◆ **AIM**:
Search the material below for the string "this" and list each line that holds it.

◆ **Entries with chart source code**:
============

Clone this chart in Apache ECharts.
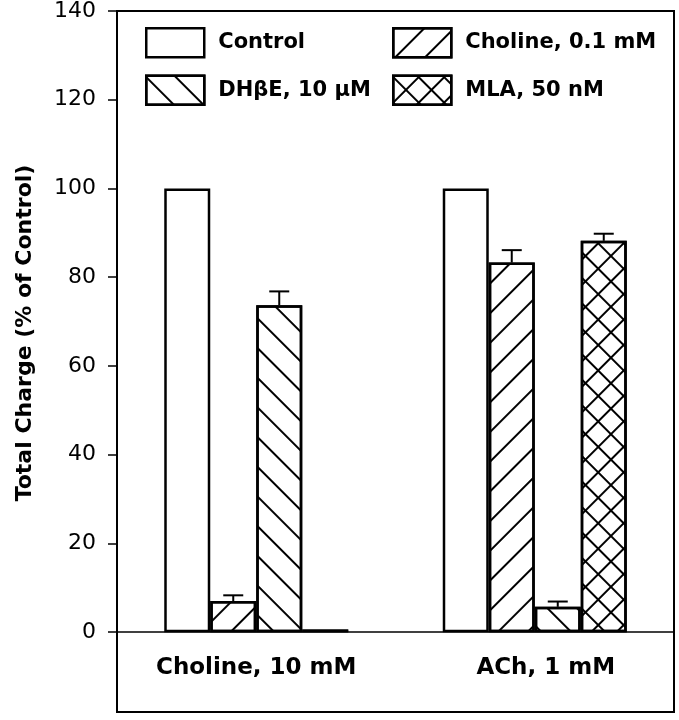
<!DOCTYPE html>
<html>
<head>
<meta charset="utf-8">
<script src="https://cdn.jsdelivr.net/npm/echarts@6/dist/echarts.min.js"></script>
<style>
html,body{margin:0;padding:0;background:#fff;}
#chart{width:679px;height:720px;}
</style>
</head>
<body>
<div id="chart"></div>
<script>
const categories = ['Choline, 10 mM', 'ACh, 1 mM'];
const seriesNames = ['Control', 'Choline, 0.1 mM', 'DHβE, 10 μM', 'MLA, 50 nM'];
const controlVals = [100, 100];
const cholineVals = [7.0, 83.3];
const dhbeVals = [73.7, 5.7];
const mlaVals = [0.6, 88.2];
const controlErr = [0, 0];
const cholineErr = [1.3, 2.8];
const dhbeErr = [3.1, 1.2];
const mlaErr = [0, 1.6];
const yTicks = [0, 20, 40, 60, 80, 100, 120, 140];

const BAR_W = 46;
const FONT = 'DejaVu Sans';

const vals = [controlVals, cholineVals, dhbeVals, mlaVals];
const errs = [controlErr, cholineErr, dhbeErr, mlaErr];

const decals = [
  null,
  { symbol: 'rect', color: '#000', backgroundColor: null, dashArrayX: [1, 0], dashArrayY: [2, 19], rotation: -Math.PI / 4 },
  { symbol: 'rect', color: '#000', backgroundColor: null, dashArrayX: [1, 0], dashArrayY: [2, 19], rotation: Math.PI / 4 },
  { symbol: 'rect', color: '#000', backgroundColor: null, dashArrayX: [[18, 0], [2, 16]], dashArrayY: [2, 0, 16, 0], rotation: Math.PI / 4 }
];

const barSeries = seriesNames.map((name, i) => {
  const itemStyle = { color: '#fff', borderColor: '#000', borderWidth: 2.5 };
  if (decals[i]) itemStyle.decal = decals[i];
  const s = {
    name: name,
    type: 'bar',
    data: vals[i],
    barWidth: BAR_W,
    barGap: '0%',
    itemStyle: itemStyle,
    emphasis: { disabled: true }
  };
  if (i === 0) {
    s.markLine = {
      silent: true,
      symbol: ['none', 'none'],
      label: { show: false },
      lineStyle: { color: '#000', width: 1.5, type: 'solid' },
      data: [{ yAxis: 0 }]
    };
  }
  return s;
});

const errData = [];
vals.forEach((arr, s) => {
  arr.forEach((v, c) => { errData.push([c, s, v, errs[s][c]]); });
});

const errSeries = {
  type: 'custom',
  name: 'err',
  silent: true,
  z: 5,
  data: errData,
  encode: { x: 0, y: 2 },
  renderItem: function (params, api) {
    const cat = api.value(0), s = api.value(1), v = api.value(2), e = api.value(3);
    if (!e) return null;
    const p0 = api.coord([cat, v]);
    const p1 = api.coord([cat, v + e]);
    const x = p0[0] + (s - 1.5) * BAR_W;
    return {
      type: 'group',
      children: [
        { type: 'line', shape: { x1: x, y1: p0[1], x2: x, y2: p1[1] }, style: { stroke: '#000', lineWidth: 2 } },
        { type: 'line', shape: { x1: x - 10, y1: p1[1], x2: x + 10, y2: p1[1] }, style: { stroke: '#000', lineWidth: 2 } }
      ]
    };
  }
};

const legendCommon = {
  orient: 'vertical',
  top: 27,
  padding: 0,
  itemWidth: 58,
  itemHeight: 29,
  itemGap: 16,
  icon: 'rect',
  selectedMode: false,
  itemStyle: { borderColor: '#000', borderWidth: 2.5 },
  textStyle: { fontFamily: FONT, fontWeight: 'bold', fontSize: 21, color: '#000', padding: [0, 0, 0, 9] }
};

const chart = echarts.init(document.getElementById('chart'), null, { renderer: 'canvas' });
chart.setOption({
  animation: false,
  backgroundColor: '#fff',
  grid: { left: 117, right: 5, top: 11, bottom: 8, show: true, borderColor: '#000', borderWidth: 2, outerBoundsMode: 'none' },
  legend: [
    Object.assign({}, legendCommon, { left: 145, data: [seriesNames[0], seriesNames[2]] }),
    Object.assign({}, legendCommon, { left: 392, data: [seriesNames[1], seriesNames[3]] })
  ],
  xAxis: {
    type: 'category',
    data: categories,
    axisLine: { show: false, onZero: false },
    axisTick: { show: false },
    axisLabel: {
      inside: true,
      margin: 32,
      color: '#000',
      fontFamily: FONT,
      fontWeight: 'bold',
      fontSize: 23,
      interval: 0,
      formatter: function (v, i) { return i === 1 ? '{b|' + v + '}' : '{a|' + v + '}'; },
      rich: {
        a: { fontFamily: FONT, fontWeight: 'bold', fontSize: 23, color: '#000' },
        b: { fontFamily: FONT, fontWeight: 'bold', fontSize: 23, color: '#000', padding: [0, 0, 0, 22] }
      }
    },
    splitLine: { show: false }
  },
  yAxis: {
    type: 'value',
    min: -18,
    max: 140,
    name: 'Total Charge (% of Control)',
    nameLocation: 'middle',
    nameGap: 81,
    nameTextStyle: { fontFamily: FONT, fontWeight: 'bold', fontSize: 22, color: '#000', padding: [0, 0, 0, 57] },
    axisLine: { show: true, lineStyle: { color: '#000', width: 2 } },
    axisTick: { show: true, length: 9, inside: false, customValues: yTicks, lineStyle: { color: '#000', width: 1.5 } },
    axisLabel: { customValues: yTicks, margin: 21, color: '#000', fontFamily: FONT, fontSize: 22 },
    splitLine: { show: false }
  },
  series: barSeries.concat([errSeries])
});
</script>
</body>
</html>
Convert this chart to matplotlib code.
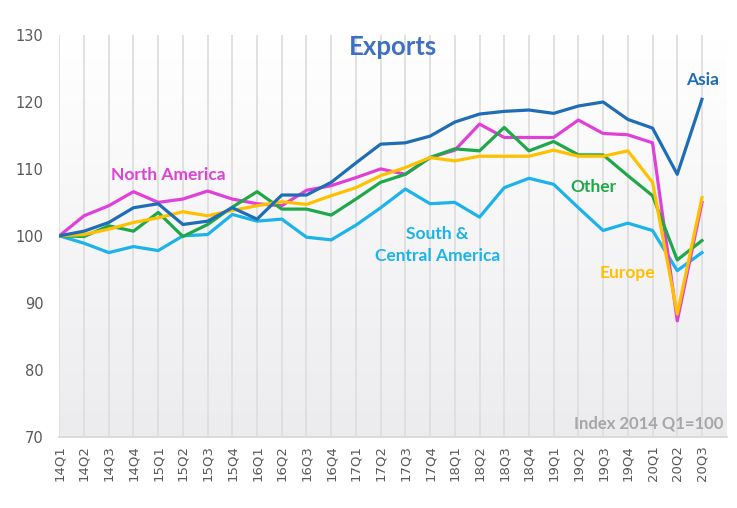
import matplotlib.pyplot as plt
import numpy as np

quarters = ['14Q1', '14Q2', '14Q3', '14Q4', '15Q1', '15Q2', '15Q3', '15Q4',
            '16Q1', '16Q2', '16Q3', '16Q4', '17Q1', '17Q2', '17Q3', '17Q4',
            '18Q1', '18Q2', '18Q3', '18Q4', '19Q1', '19Q2', '19Q3', '19Q4',
            '20Q1', '20Q2', '20Q3']

asia = [100, 100.7, 102.0, 104.2, 104.8, 101.7, 102.2, 104.2, 102.5, 106.1,
        106.1, 108.0, 110.9, 113.7, 113.9, 114.9, 117.0, 118.2, 118.6, 118.8,
        118.3, 119.4, 120.0, 117.4, 116.1, 109.2, 120.4]
north_america = [100, 103.0, 104.5, 106.6, 105.0, 105.5, 106.7, 105.5, 104.8, 104.5,
                 106.8, 107.5, 108.7, 110.0, 109.2, 111.7, 112.8, 116.7, 114.7, 114.7,
                 114.7, 117.3, 115.3, 115.1, 113.9, 87.3, 105.0]
europe = [100, 100.2, 101.0, 102.0, 102.7, 103.6, 103.0, 103.8, 104.5, 105.1,
          104.7, 106.0, 107.2, 109.0, 110.2, 111.7, 111.2, 111.9, 111.9, 111.9,
          112.8, 111.9, 111.9, 112.7, 108.0, 88.3, 105.7]
other = [100, 99.9, 101.5, 100.7, 103.5, 99.9, 101.7, 104.3, 106.6, 104.0,
         104.0, 103.1, 105.5, 108.0, 109.2, 111.7, 113.0, 112.7, 116.2, 112.7,
         114.1, 112.1, 112.1, 109.0, 106.0, 96.4, 99.3]
south_central = [100, 98.9, 97.5, 98.4, 97.8, 100.0, 100.2, 103.2, 102.2, 102.5,
                 99.8, 99.4, 101.6, 104.2, 107.0, 104.8, 105.0, 102.8, 107.2, 108.6,
                 107.7, 104.2, 100.8, 101.9, 100.8, 94.8, 97.5]

c_asia = '#1f6db5'
c_na = '#e040d8'
c_eu = '#ffc000'
c_other = '#1ea84a'
c_sca = '#1cb2ea'

fig = plt.figure(figsize=(7.37, 5.08), dpi=100)
ax = fig.add_axes([0.0805, 0.1404, 0.9055, 0.7906])
x = np.arange(len(quarters))

# faint gray gradient behind the plot
grad = np.linspace(0, 1, 100).reshape(-1, 1)
ax.imshow(grad, extent=[0, 1, 0, 1], transform=ax.transAxes, aspect='auto',
          cmap=plt.matplotlib.colors.LinearSegmentedColormap.from_list('g', ['#ececef', '#ffffff']),
          origin='lower', zorder=0)

for xi in x:
    ax.axvline(xi, color='#dedede', lw=1.3, zorder=1)

lw = 2.3
ax.plot(x, south_central, color=c_sca, lw=lw, zorder=3)
ax.plot(x, other, color=c_other, lw=lw, zorder=4)
ax.plot(x, europe, color=c_eu, lw=lw, zorder=5)
ax.plot(x, north_america, color=c_na, lw=lw, zorder=3.5)
ax.plot(x, asia, color=c_asia, lw=lw, zorder=6)

ax.set_xlim(0, 27)
ax.set_ylim(70, 130)
ax.set_yticks([70, 80, 90, 100, 110, 120, 130])
ax.set_xticks(x)
ax.set_xticklabels(quarters, rotation=90)
ax.tick_params(axis='both', length=0, colors='#595959', labelsize=9.5)
ax.tick_params(axis='y', pad=11.5, labelsize=10.5)
ax.tick_params(axis='x', pad=6)
for s in ['top', 'right', 'left']:
    ax.spines[s].set_visible(False)
ax.spines['bottom'].set_color('#d9d9d9')
ax.spines['bottom'].set_linewidth(1.3)

lab = dict(fontweight='bold', family=['Lato', 'DejaVu Sans'])
ax.text(13.5, 128.2, 'Exports', color='#3f6fc2', fontsize=18.5, ha='center', va='center', **lab)
ax.text(26.7, 123.3, 'Asia', color=c_asia, fontsize=12.5, ha='right', va='center', **lab)
ax.text(4.4, 109.1, 'North America', color=c_na, fontsize=12.5, ha='center', va='center', **lab)
ax.text(21.6, 107.3, 'Other', color=c_other, fontsize=12.5, ha='center', va='center', **lab)
ax.text(15.3, 98.6, 'South &\nCentral America', color=c_sca, fontsize=12.5,
        ha='center', va='center', linespacing=1.5, **lab)
ax.text(23.0, 94.5, 'Europe', color=c_eu, fontsize=12.5, ha='center', va='center', **lab)
ax.text(26.85, 72.0, 'Index 2014 Q1=100', color='#a6a6a6', fontsize=12, ha='right', va='center', **lab)

fig.savefig('out.png', dpi=100)
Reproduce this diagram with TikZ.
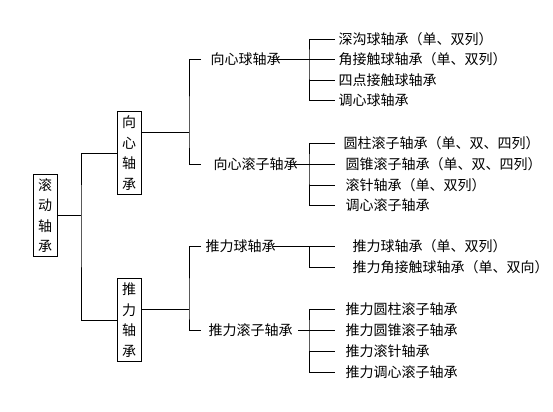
\documentclass[tikz,border=0pt]{standalone}
\usepackage{fontspec}
\setmainfont{Noto Sans CJK SC}
\usetikzlibrary{calc}
\begin{document}
\begin{tikzpicture}[x=0.75pt,y=-0.75pt,line width=0.75pt,
  vbox/.style={draw,minimum width=18pt,minimum height=62pt,inner sep=0pt,align=center,
    font=\fontsize{10.5pt}{15.4pt}\selectfont},
  lbl/.style={anchor=west,inner sep=0pt,font=\fontsize{10.5pt}{12pt}\selectfont}]
\useasboundingbox (0,0) rectangle (553,411);
% boxes
\node[vbox] (root) at (45,215.5) {滚\\动\\轴\\承};
\node[vbox] (rad) at (129,153) {向\\心\\轴\\承};
\node[vbox] (thr) at (129,320) {推\\力\\轴\\承};
\coordinate (j0) at (81,215.5);
\draw (root.east) -- (j0);
\draw (rad.west) -| (j0) |- (thr.west);
% end x of leaf lines
\coordinate (e) at (335,0);
% radial
\coordinate (j1) at (189,132);
\draw (j1 -| rad.east) -- (j1);
\node[lbl] (rb) at (210,59) {向心球轴承};
\node[lbl] (rr) at (213,164) {向心滚子轴承};
\draw ($(rb.west)+(-9,0)$) -| (j1) |- ($(rr.west)+(-12,0)$);
% radial ball leaves
\coordinate (k1) at (309,59);
\node[lbl] (l1) at (338,39) {深沟球轴承（单、双列）};
\node[lbl] (l2) at (338,59) {角接触球轴承（单、双列）};
\node[lbl] (l3) at (338,80) {四点接触球轴承};
\node[lbl] (l4) at (338,100) {调心球轴承};
\draw ($(rb.east)+(-8,0)$) -- (l2.west -| e);
\draw (l1.west -| e) -| (k1) |- (l4.west -| e);
\draw (l3.west -| k1) -- (l3.west -| e);
% radial roller leaves
\coordinate (k2) at (309,164);
\node[lbl] (l5) at (343,143) {圆柱滚子轴承（单、双、四列）};
\node[lbl] (l6) at (345,164) {圆锥滚子轴承（单、双、四列）};
\node[lbl] (l7) at (345,185) {滚针轴承（单、双列）};
\node[lbl] (l8) at (345,205) {调心滚子轴承};
\draw ($(rr.east)+(-7,0)$) -- (l6.west -| e);
\draw (l5.west -| e) -| (k2) |- (l8.west -| e);
\draw (l7.west -| k2) -- (l7.west -| e);
% thrust
\coordinate (j2) at (189,309);
\draw (j2 -| thr.east) -- (j2);
\node[lbl] (tb) at (205,246) {推力球轴承};
\node[lbl] (tr) at (208,330) {推力滚子轴承};
\draw ($(tb.west)+(-4,0)$) -| (j2) |- ($(tr.west)+(-7,0)$);
% thrust ball leaves
\coordinate (k3) at (309,246);
\node[lbl] (l9) at (352,246) {推力球轴承（单、双列）};
\node[lbl] (l10) at (352,267) {推力角接触球轴承（单、双向）};
\draw ($(tb.east)+(-3,0)$) -- (l9.west -| e);
\draw (k3) |- (l10.west -| e);
% thrust roller leaves
\coordinate (k4) at (309,330);
\node[lbl] (l11) at (345,309) {推力圆柱滚子轴承};
\node[lbl] (l12) at (345,330) {推力圆锥滚子轴承};
\node[lbl] (l13) at (345,351) {推力滚针轴承};
\node[lbl] (l14) at (345,372) {推力调心滚子轴承};
\draw ($(tr.east)+(5,0)$) -- (l12.west -| e);
\draw (l11.west -| e) -| (k4) |- (l14.west -| e);
\draw (l13.west -| k4) -- (l13.west -| e);
\end{tikzpicture}
\end{document}
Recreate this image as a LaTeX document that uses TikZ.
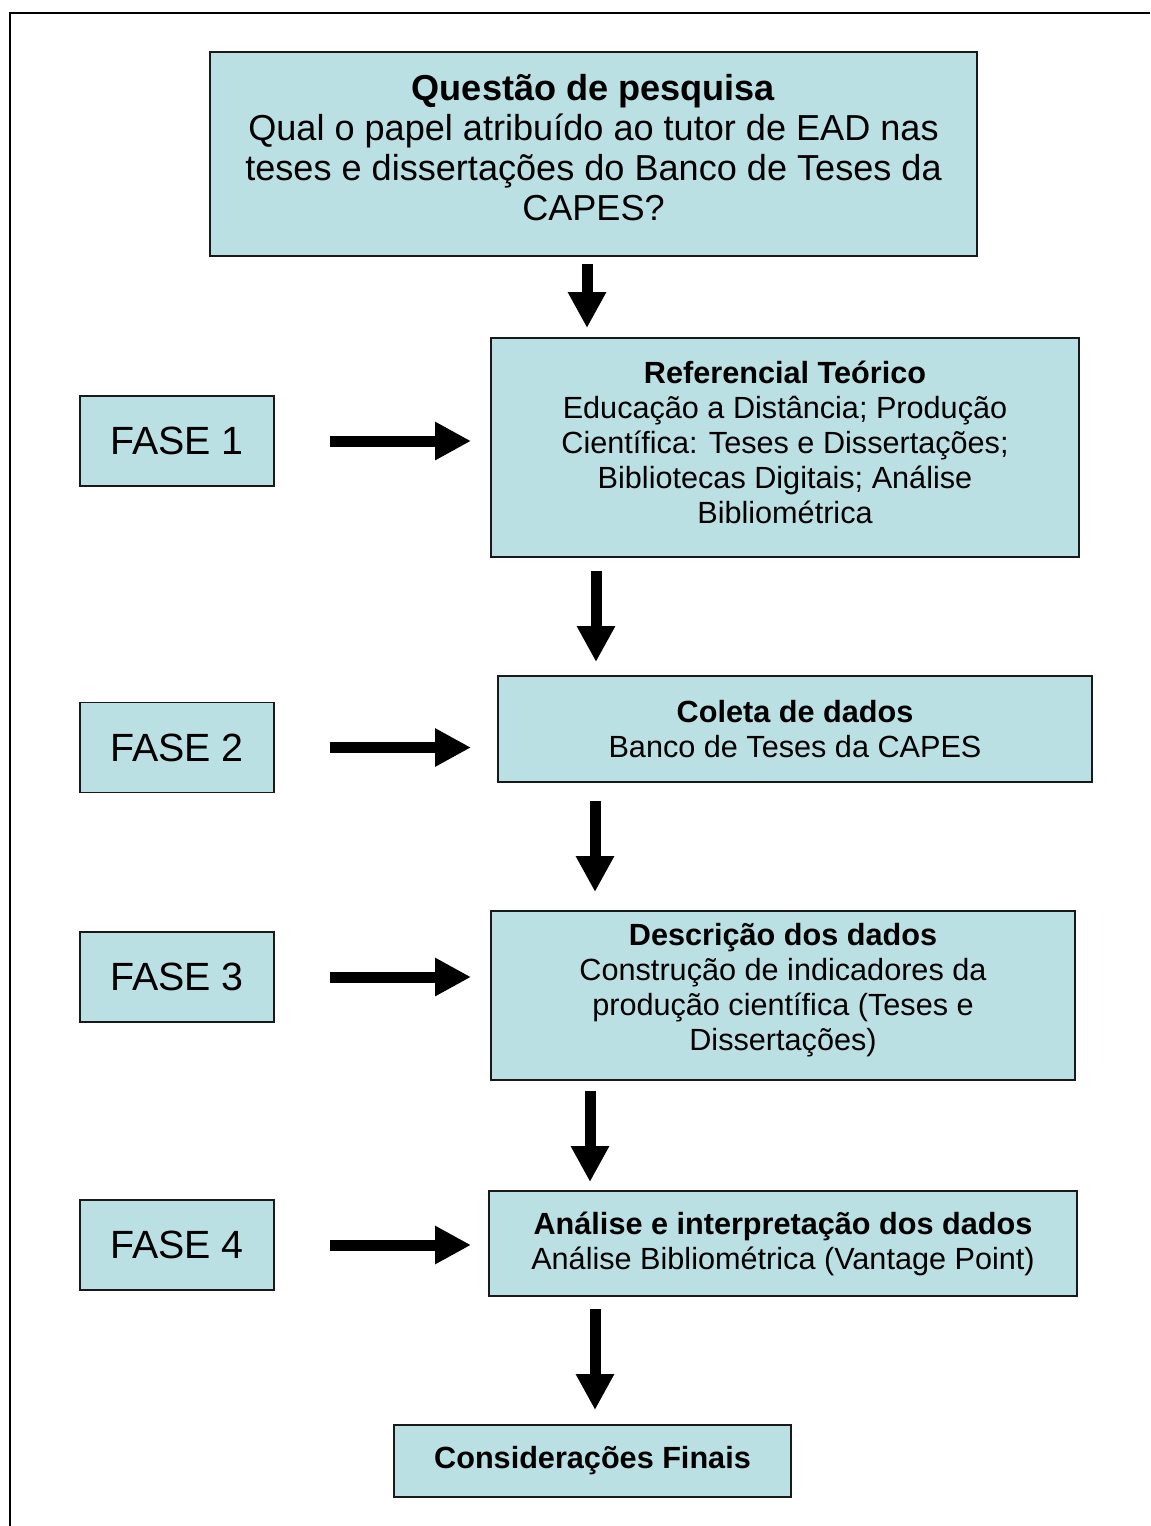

============

◆ **REPLY**:
Clone this chart in Apache ECharts.
Convert this chart to matplotlib code.
Reproduce this diagram with TikZ.
Recreate this image as a LaTeX document that uses TikZ.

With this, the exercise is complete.